▸ AVAILABLE DATA:
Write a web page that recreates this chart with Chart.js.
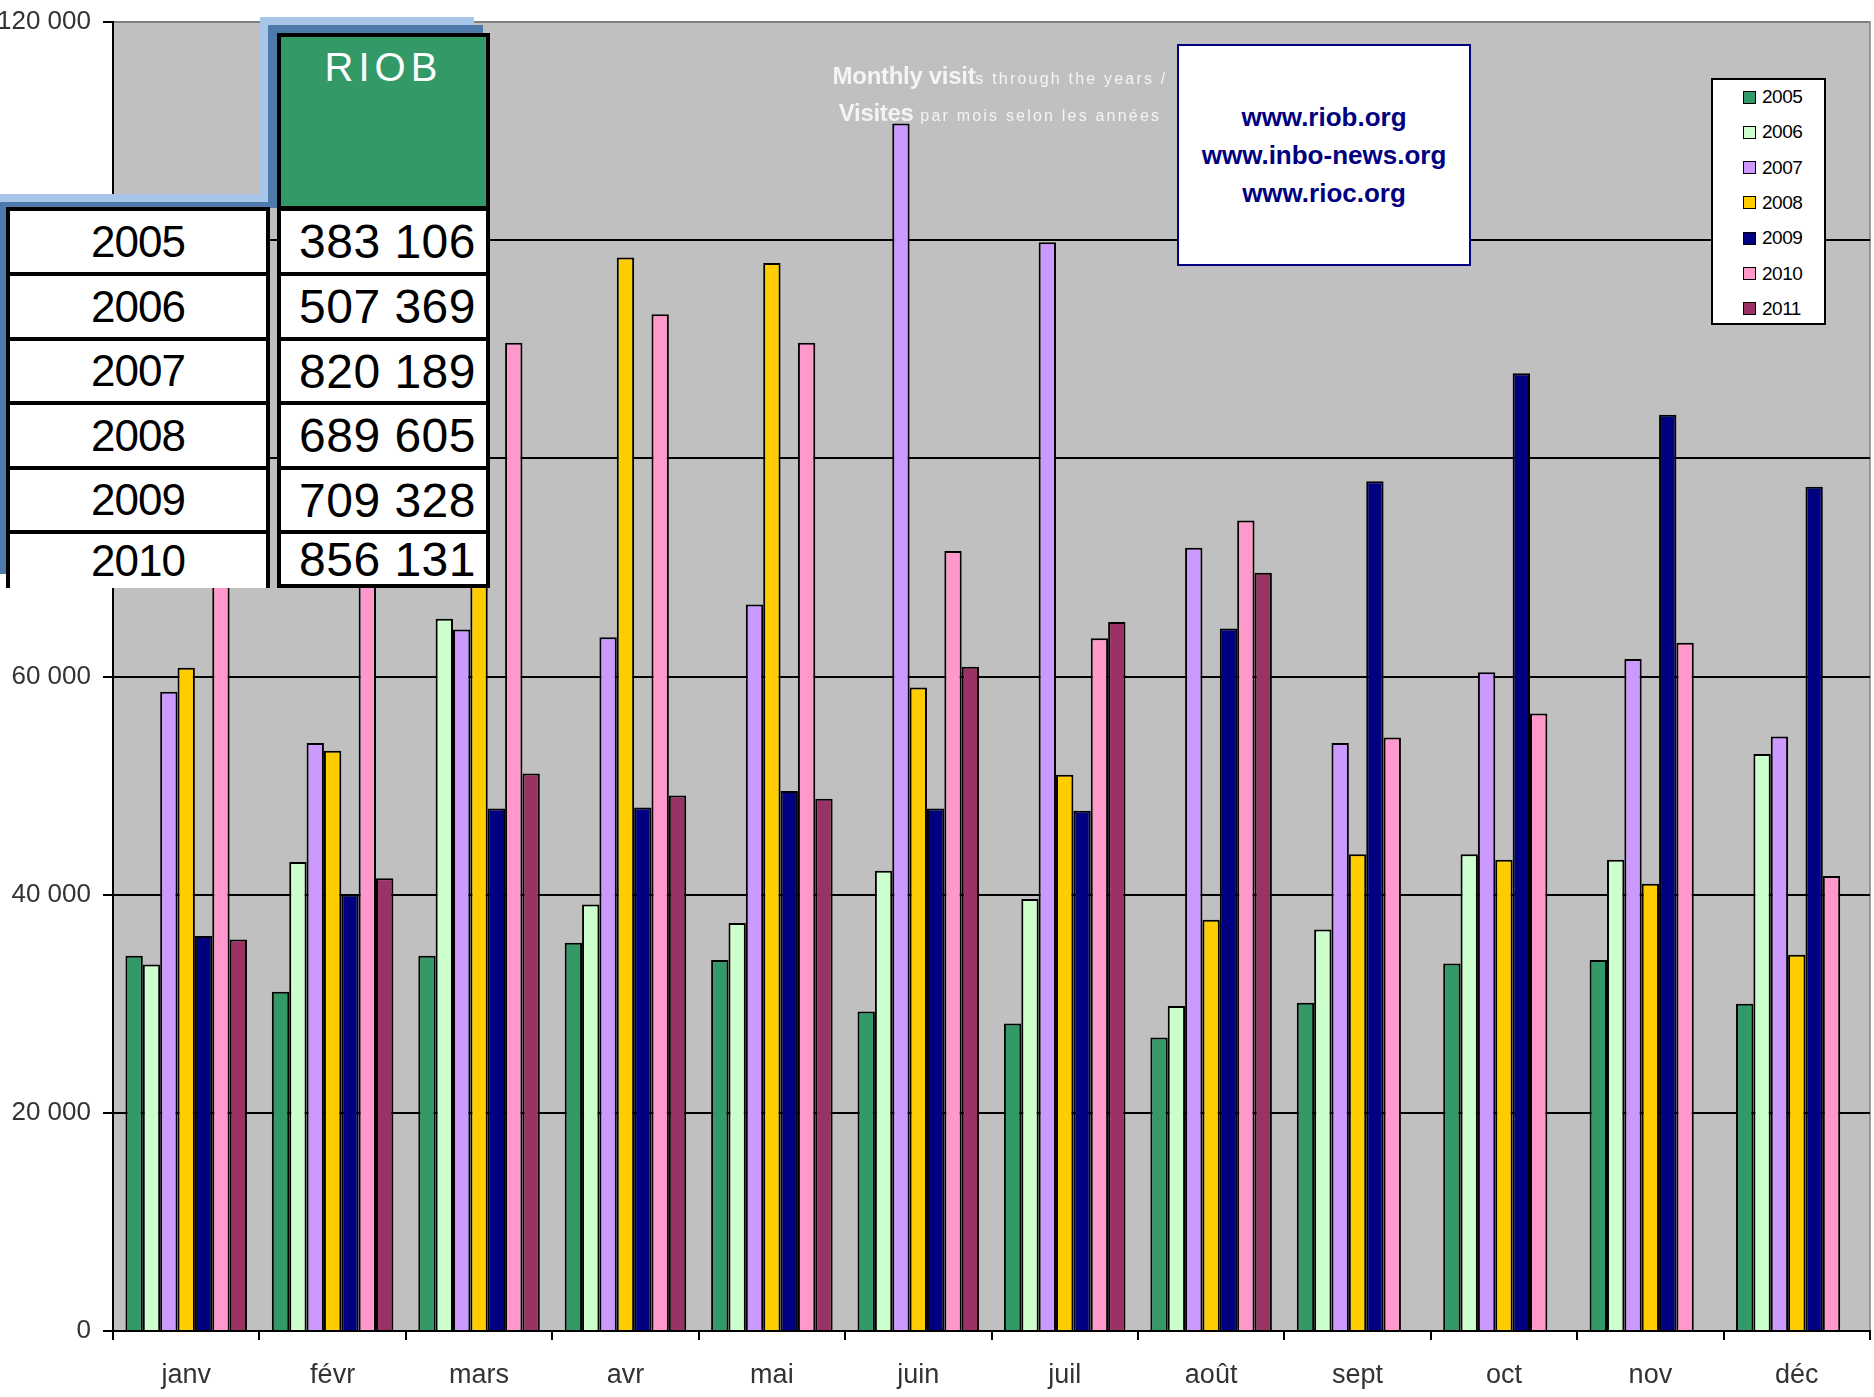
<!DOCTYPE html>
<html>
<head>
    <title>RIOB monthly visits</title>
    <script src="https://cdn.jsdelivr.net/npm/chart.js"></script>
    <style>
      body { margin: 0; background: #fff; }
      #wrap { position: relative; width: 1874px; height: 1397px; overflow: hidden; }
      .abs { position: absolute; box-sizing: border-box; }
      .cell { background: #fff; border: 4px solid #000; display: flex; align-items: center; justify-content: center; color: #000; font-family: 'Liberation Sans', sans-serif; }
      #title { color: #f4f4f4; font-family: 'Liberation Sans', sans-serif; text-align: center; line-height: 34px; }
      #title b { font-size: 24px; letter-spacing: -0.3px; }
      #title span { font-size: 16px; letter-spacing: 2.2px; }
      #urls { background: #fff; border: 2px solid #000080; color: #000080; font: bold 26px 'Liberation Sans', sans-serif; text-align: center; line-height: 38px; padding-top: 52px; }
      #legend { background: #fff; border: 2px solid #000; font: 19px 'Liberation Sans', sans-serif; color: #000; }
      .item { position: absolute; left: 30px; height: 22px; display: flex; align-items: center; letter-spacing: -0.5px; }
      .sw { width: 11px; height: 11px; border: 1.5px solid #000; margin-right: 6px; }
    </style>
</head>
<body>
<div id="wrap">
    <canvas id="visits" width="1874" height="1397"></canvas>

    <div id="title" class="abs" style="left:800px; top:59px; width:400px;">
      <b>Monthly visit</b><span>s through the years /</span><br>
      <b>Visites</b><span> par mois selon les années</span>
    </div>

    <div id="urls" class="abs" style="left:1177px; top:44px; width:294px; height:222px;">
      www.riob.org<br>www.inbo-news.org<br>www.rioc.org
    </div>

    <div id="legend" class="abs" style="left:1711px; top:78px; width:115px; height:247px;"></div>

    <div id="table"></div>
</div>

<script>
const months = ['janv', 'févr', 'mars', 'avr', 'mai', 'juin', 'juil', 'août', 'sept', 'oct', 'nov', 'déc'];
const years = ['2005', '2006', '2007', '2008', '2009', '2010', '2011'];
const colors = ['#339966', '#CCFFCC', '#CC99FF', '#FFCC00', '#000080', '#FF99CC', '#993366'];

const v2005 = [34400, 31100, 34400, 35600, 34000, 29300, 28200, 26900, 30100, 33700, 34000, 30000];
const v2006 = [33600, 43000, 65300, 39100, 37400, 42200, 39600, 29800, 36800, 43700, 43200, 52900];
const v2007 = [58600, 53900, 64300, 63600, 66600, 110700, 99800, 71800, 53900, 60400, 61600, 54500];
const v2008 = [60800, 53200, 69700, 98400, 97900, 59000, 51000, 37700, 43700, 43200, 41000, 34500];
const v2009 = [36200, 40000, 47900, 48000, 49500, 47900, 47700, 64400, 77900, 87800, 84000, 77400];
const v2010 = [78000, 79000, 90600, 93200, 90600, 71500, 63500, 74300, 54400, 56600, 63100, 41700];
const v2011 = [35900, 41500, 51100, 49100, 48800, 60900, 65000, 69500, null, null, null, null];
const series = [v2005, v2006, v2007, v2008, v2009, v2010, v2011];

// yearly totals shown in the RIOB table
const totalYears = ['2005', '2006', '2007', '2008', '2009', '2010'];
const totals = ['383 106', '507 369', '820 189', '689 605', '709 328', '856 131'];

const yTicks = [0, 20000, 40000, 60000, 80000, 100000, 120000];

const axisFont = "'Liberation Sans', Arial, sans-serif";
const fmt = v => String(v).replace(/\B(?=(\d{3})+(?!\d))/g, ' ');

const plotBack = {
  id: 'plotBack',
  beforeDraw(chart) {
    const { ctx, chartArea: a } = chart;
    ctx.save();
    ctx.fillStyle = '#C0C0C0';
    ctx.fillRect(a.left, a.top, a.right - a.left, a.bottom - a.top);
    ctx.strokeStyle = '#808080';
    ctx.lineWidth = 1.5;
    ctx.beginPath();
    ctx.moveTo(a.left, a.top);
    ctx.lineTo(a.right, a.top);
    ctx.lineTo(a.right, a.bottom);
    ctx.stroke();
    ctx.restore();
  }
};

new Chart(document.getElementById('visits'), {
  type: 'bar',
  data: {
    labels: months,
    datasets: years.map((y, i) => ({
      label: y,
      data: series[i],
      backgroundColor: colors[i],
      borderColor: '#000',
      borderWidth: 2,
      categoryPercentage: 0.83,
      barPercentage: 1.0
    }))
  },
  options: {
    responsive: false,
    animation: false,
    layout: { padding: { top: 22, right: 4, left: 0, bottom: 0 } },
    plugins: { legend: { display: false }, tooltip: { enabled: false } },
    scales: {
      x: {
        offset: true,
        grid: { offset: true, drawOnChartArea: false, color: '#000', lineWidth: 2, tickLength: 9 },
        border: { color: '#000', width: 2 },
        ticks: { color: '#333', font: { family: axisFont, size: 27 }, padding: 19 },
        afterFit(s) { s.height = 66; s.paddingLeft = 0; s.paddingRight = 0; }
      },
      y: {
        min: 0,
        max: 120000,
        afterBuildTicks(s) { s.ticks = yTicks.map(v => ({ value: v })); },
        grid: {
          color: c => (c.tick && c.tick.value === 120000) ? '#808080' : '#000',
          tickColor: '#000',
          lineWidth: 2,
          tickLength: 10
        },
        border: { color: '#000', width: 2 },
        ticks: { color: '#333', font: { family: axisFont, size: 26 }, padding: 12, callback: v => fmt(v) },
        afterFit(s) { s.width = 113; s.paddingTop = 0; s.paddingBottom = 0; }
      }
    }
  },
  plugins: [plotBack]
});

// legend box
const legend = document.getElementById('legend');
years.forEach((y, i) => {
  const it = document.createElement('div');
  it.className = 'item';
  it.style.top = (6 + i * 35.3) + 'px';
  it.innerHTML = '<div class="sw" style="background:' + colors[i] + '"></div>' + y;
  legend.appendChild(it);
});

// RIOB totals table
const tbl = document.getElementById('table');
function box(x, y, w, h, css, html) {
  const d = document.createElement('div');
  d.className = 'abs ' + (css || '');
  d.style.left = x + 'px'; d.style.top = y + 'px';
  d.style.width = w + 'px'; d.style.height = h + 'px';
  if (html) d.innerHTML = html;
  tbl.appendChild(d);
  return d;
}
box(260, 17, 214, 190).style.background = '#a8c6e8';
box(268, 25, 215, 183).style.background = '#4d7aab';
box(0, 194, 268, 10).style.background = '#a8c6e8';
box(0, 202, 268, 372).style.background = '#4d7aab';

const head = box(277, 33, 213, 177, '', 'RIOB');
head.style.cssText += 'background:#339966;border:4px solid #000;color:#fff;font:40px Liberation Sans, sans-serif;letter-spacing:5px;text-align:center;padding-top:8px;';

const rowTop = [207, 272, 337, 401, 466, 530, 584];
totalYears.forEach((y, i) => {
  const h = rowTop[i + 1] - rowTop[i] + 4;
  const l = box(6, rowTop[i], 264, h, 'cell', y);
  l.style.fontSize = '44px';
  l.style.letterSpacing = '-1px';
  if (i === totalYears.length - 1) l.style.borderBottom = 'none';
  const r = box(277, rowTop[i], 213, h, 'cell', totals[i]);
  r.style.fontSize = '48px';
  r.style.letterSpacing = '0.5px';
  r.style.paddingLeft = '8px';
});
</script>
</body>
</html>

▸ WORK TO COMPLETE: Leaving out the pictures, repeat the data above exactly.

▸ TASK OUTPUT:
Write a web page that recreates this chart with Chart.js.
<!DOCTYPE html>
<html>
<head>
    <title>RIOB monthly visits</title>
    <script src="https://cdn.jsdelivr.net/npm/chart.js"></script>
    <style>
      body { margin: 0; background: #fff; }
      #wrap { position: relative; width: 1874px; height: 1397px; overflow: hidden; }
      .abs { position: absolute; box-sizing: border-box; }
      .cell { background: #fff; border: 4px solid #000; display: flex; align-items: center; justify-content: center; color: #000; font-family: 'Liberation Sans', sans-serif; }
      #title { color: #f4f4f4; font-family: 'Liberation Sans', sans-serif; text-align: center; line-height: 34px; }
      #title b { font-size: 24px; letter-spacing: -0.3px; }
      #title span { font-size: 16px; letter-spacing: 2.2px; }
      #urls { background: #fff; border: 2px solid #000080; color: #000080; font: bold 26px 'Liberation Sans', sans-serif; text-align: center; line-height: 38px; padding-top: 52px; }
      #legend { background: #fff; border: 2px solid #000; font: 19px 'Liberation Sans', sans-serif; color: #000; }
      .item { position: absolute; left: 30px; height: 22px; display: flex; align-items: center; letter-spacing: -0.5px; }
      .sw { width: 11px; height: 11px; border: 1.5px solid #000; margin-right: 6px; }
    </style>
</head>
<body>
<div id="wrap">
    <canvas id="visits" width="1874" height="1397"></canvas>

    <div id="title" class="abs" style="left:800px; top:59px; width:400px;">
      <b>Monthly visit</b><span>s through the years /</span><br>
      <b>Visites</b><span> par mois selon les années</span>
    </div>

    <div id="urls" class="abs" style="left:1177px; top:44px; width:294px; height:222px;">
      www.riob.org<br>www.inbo-news.org<br>www.rioc.org
    </div>

    <div id="legend" class="abs" style="left:1711px; top:78px; width:115px; height:247px;"></div>

    <div id="table"></div>
</div>

<script>
const months = ['janv', 'févr', 'mars', 'avr', 'mai', 'juin', 'juil', 'août', 'sept', 'oct', 'nov', 'déc'];
const years = ['2005', '2006', '2007', '2008', '2009', '2010', '2011'];
const colors = ['#339966', '#CCFFCC', '#CC99FF', '#FFCC00', '#000080', '#FF99CC', '#993366'];

const v2005 = [34400, 31100, 34400, 35600, 34000, 29300, 28200, 26900, 30100, 33700, 34000, 30000];
const v2006 = [33600, 43000, 65300, 39100, 37400, 42200, 39600, 29800, 36800, 43700, 43200, 52900];
const v2007 = [58600, 53900, 64300, 63600, 66600, 110700, 99800, 71800, 53900, 60400, 61600, 54500];
const v2008 = [60800, 53200, 69700, 98400, 97900, 59000, 51000, 37700, 43700, 43200, 41000, 34500];
const v2009 = [36200, 40000, 47900, 48000, 49500, 47900, 47700, 64400, 77900, 87800, 84000, 77400];
const v2010 = [78000, 79000, 90600, 93200, 90600, 71500, 63500, 74300, 54400, 56600, 63100, 41700];
const v2011 = [35900, 41500, 51100, 49100, 48800, 60900, 65000, 69500, null, null, null, null];
const series = [v2005, v2006, v2007, v2008, v2009, v2010, v2011];

// yearly totals shown in the RIOB table
const totalYears = ['2005', '2006', '2007', '2008', '2009', '2010'];
const totals = ['383 106', '507 369', '820 189', '689 605', '709 328', '856 131'];

const yTicks = [0, 20000, 40000, 60000, 80000, 100000, 120000];

const axisFont = "'Liberation Sans', Arial, sans-serif";
const fmt = v => String(v).replace(/\B(?=(\d{3})+(?!\d))/g, ' ');

const plotBack = {
  id: 'plotBack',
  beforeDraw(chart) {
    const { ctx, chartArea: a } = chart;
    ctx.save();
    ctx.fillStyle = '#C0C0C0';
    ctx.fillRect(a.left, a.top, a.right - a.left, a.bottom - a.top);
    ctx.strokeStyle = '#808080';
    ctx.lineWidth = 1.5;
    ctx.beginPath();
    ctx.moveTo(a.left, a.top);
    ctx.lineTo(a.right, a.top);
    ctx.lineTo(a.right, a.bottom);
    ctx.stroke();
    ctx.restore();
  }
};

new Chart(document.getElementById('visits'), {
  type: 'bar',
  data: {
    labels: months,
    datasets: years.map((y, i) => ({
      label: y,
      data: series[i],
      backgroundColor: colors[i],
      borderColor: '#000',
      borderWidth: 2,
      categoryPercentage: 0.83,
      barPercentage: 1.0
    }))
  },
  options: {
    responsive: false,
    animation: false,
    layout: { padding: { top: 22, right: 4, left: 0, bottom: 0 } },
    plugins: { legend: { display: false }, tooltip: { enabled: false } },
    scales: {
      x: {
        offset: true,
        grid: { offset: true, drawOnChartArea: false, color: '#000', lineWidth: 2, tickLength: 9 },
        border: { color: '#000', width: 2 },
        ticks: { color: '#333', font: { family: axisFont, size: 27 }, padding: 19 },
        afterFit(s) { s.height = 66; s.paddingLeft = 0; s.paddingRight = 0; }
      },
      y: {
        min: 0,
        max: 120000,
        afterBuildTicks(s) { s.ticks = yTicks.map(v => ({ value: v })); },
        grid: {
          color: c => (c.tick && c.tick.value === 120000) ? '#808080' : '#000',
          tickColor: '#000',
          lineWidth: 2,
          tickLength: 10
        },
        border: { color: '#000', width: 2 },
        ticks: { color: '#333', font: { family: axisFont, size: 26 }, padding: 12, callback: v => fmt(v) },
        afterFit(s) { s.width = 113; s.paddingTop = 0; s.paddingBottom = 0; }
      }
    }
  },
  plugins: [plotBack]
});

// legend box
const legend = document.getElementById('legend');
years.forEach((y, i) => {
  const it = document.createElement('div');
  it.className = 'item';
  it.style.top = (6 + i * 35.3) + 'px';
  it.innerHTML = '<div class="sw" style="background:' + colors[i] + '"></div>' + y;
  legend.appendChild(it);
});

// RIOB totals table
const tbl = document.getElementById('table');
function box(x, y, w, h, css, html) {
  const d = document.createElement('div');
  d.className = 'abs ' + (css || '');
  d.style.left = x + 'px'; d.style.top = y + 'px';
  d.style.width = w + 'px'; d.style.height = h + 'px';
  if (html) d.innerHTML = html;
  tbl.appendChild(d);
  return d;
}
box(260, 17, 214, 190).style.background = '#a8c6e8';
box(268, 25, 215, 183).style.background = '#4d7aab';
box(0, 194, 268, 10).style.background = '#a8c6e8';
box(0, 202, 268, 372).style.background = '#4d7aab';

const head = box(277, 33, 213, 177, '', 'RIOB');
head.style.cssText += 'background:#339966;border:4px solid #000;color:#fff;font:40px Liberation Sans, sans-serif;letter-spacing:5px;text-align:center;padding-top:8px;';

const rowTop = [207, 272, 337, 401, 466, 530, 584];
totalYears.forEach((y, i) => {
  const h = rowTop[i + 1] - rowTop[i] + 4;
  const l = box(6, rowTop[i], 264, h, 'cell', y);
  l.style.fontSize = '44px';
  l.style.letterSpacing = '-1px';
  if (i === totalYears.length - 1) l.style.borderBottom = 'none';
  const r = box(277, rowTop[i], 213, h, 'cell', totals[i]);
  r.style.fontSize = '48px';
  r.style.letterSpacing = '0.5px';
  r.style.paddingLeft = '8px';
});
</script>
</body>
</html>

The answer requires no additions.